## begin DATA LINES

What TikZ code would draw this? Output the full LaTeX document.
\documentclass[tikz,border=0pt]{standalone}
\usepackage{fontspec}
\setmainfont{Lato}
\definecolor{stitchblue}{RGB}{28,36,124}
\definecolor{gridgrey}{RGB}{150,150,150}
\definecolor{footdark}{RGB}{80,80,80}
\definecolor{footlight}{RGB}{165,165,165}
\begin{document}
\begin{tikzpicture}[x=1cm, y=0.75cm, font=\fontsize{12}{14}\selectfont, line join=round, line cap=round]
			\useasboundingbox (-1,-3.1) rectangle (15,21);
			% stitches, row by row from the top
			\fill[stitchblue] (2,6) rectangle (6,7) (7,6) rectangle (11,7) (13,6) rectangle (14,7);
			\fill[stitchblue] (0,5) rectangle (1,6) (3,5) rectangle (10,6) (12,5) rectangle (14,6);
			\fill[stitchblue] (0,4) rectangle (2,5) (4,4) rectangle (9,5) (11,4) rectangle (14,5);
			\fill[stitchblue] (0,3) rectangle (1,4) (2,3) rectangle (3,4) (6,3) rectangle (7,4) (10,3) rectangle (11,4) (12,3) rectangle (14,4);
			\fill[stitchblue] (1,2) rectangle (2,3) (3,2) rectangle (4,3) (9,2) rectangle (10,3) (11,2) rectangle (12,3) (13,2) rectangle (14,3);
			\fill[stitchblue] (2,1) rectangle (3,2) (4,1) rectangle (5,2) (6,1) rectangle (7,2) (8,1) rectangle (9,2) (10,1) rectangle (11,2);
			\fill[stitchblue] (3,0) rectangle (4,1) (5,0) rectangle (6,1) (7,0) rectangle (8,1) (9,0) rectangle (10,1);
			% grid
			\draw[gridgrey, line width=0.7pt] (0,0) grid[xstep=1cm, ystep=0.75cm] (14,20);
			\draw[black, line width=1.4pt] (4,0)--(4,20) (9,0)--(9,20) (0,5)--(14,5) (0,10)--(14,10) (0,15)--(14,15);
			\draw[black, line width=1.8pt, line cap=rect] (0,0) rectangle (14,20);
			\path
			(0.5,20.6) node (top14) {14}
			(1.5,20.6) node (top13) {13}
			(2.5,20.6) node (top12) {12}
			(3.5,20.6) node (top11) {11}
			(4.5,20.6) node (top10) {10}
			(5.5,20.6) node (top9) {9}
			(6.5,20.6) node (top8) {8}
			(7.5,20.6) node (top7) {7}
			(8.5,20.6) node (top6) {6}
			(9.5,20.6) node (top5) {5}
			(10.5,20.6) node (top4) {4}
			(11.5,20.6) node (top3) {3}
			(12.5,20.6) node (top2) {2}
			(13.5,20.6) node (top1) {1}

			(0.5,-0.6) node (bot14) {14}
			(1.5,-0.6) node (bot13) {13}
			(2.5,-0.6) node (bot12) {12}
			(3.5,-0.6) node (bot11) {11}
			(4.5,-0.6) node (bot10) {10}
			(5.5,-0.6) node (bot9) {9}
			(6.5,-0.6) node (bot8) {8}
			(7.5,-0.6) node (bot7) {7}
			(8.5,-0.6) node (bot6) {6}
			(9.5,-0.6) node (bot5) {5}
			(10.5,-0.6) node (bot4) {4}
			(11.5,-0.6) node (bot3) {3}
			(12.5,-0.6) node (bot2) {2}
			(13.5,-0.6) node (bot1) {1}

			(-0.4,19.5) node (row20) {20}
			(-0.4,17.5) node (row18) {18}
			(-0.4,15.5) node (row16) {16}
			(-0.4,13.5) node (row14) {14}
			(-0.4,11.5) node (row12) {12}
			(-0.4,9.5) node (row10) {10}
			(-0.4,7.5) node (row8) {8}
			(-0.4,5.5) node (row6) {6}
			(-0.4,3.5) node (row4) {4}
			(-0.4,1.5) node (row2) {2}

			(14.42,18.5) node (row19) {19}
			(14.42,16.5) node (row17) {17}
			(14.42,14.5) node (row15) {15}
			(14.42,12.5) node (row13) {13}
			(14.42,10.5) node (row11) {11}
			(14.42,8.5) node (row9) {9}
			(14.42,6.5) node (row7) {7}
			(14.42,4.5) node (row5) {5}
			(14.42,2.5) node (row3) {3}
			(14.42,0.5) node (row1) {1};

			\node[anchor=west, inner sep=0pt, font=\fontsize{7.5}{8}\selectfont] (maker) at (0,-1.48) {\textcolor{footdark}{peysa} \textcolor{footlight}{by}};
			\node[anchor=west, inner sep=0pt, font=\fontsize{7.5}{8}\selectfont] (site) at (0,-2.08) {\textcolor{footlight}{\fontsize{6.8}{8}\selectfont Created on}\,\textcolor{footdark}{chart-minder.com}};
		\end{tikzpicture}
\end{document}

## end DATA LINES

> _TASK PROMPT_:
Determine how many lines of the material include the string "draw". Output only that count.

> _WRITTEN ANSWER_:
4